The bottom line: While controllability most often favors the smaller caliber, it’s not an absolute. You cannot be absolutely sure which gun you will shoot fastest and/or most accurately with until you have objectively compared your skill with the different chamberings.
A Note on Confidence
Confidence and competence are inextricably intertwined. Talk with a man who didn’t draw his Seecamp .32 ACP against a dangerous aggressor because he didn’t think the tiny bullets would stop him, and considers himself lucky to have survived without fighting back. Talk to a man who decided not to engage a mass murderer because he didn’t think his five-shot revolver had enough rounds to stop the killer before he, the would-be rescuer, became the next victim—a decision for which he would forever after second guess himself.
Whether or not we all agree with another person’s assessment of what caliber to use or how many rounds to carry, we will not be with that individual when he or she has to make a life-or-death decision. The gun you are confident in is likely to be the one you perform best with, so long as it is reliable and loaded with ammunition suited for the task and the caliber.

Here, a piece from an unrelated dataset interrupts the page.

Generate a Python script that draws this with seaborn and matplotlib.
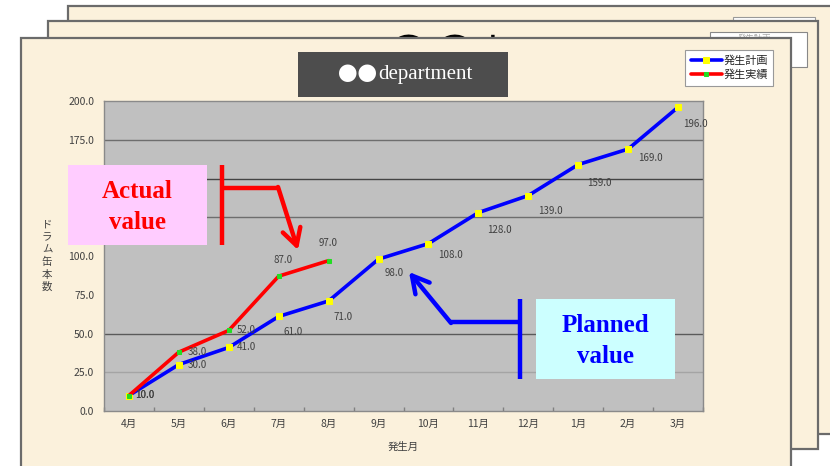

This is a subjective factor, but one that we cannot ignore.
9mm vs 45 vs 40: Finding the Balance
The large-bore fan might proclaim, “Take a 147-grain 9mm bullet that might be going 950 to 980 fps from a compact pistol, and a 180-grain .40 S&W that might be doing the same velocity. A 230-grain Federal HST +P .45 ACP can achieve that velocity out of a Glock 41 pistol. Now, change grains to pounds. Do you think a 147-pound welterweight, a 180-pound light heavyweight and a 230-pound heavyweight punching at the same speed are all going to hit with exactly the same impact and effect? Sport boxing would forbid the 147-pound guy from fighting the other two! That wouldn’t be a fair match!”
The 9mm fan might counter, “Yeah, but if the rules let the welterweight throw 18 punches per round, and the heavyweight only eight or nine, who would you bet on now?”
And so the argument goes, on and on. To some, this is not a debate but something close to a religious war, and they will occasionally declare their version of a fatwa against “unbelievers” who dare to challenge their doctrines. Which is why this long and acrimonious debate is destined to continue.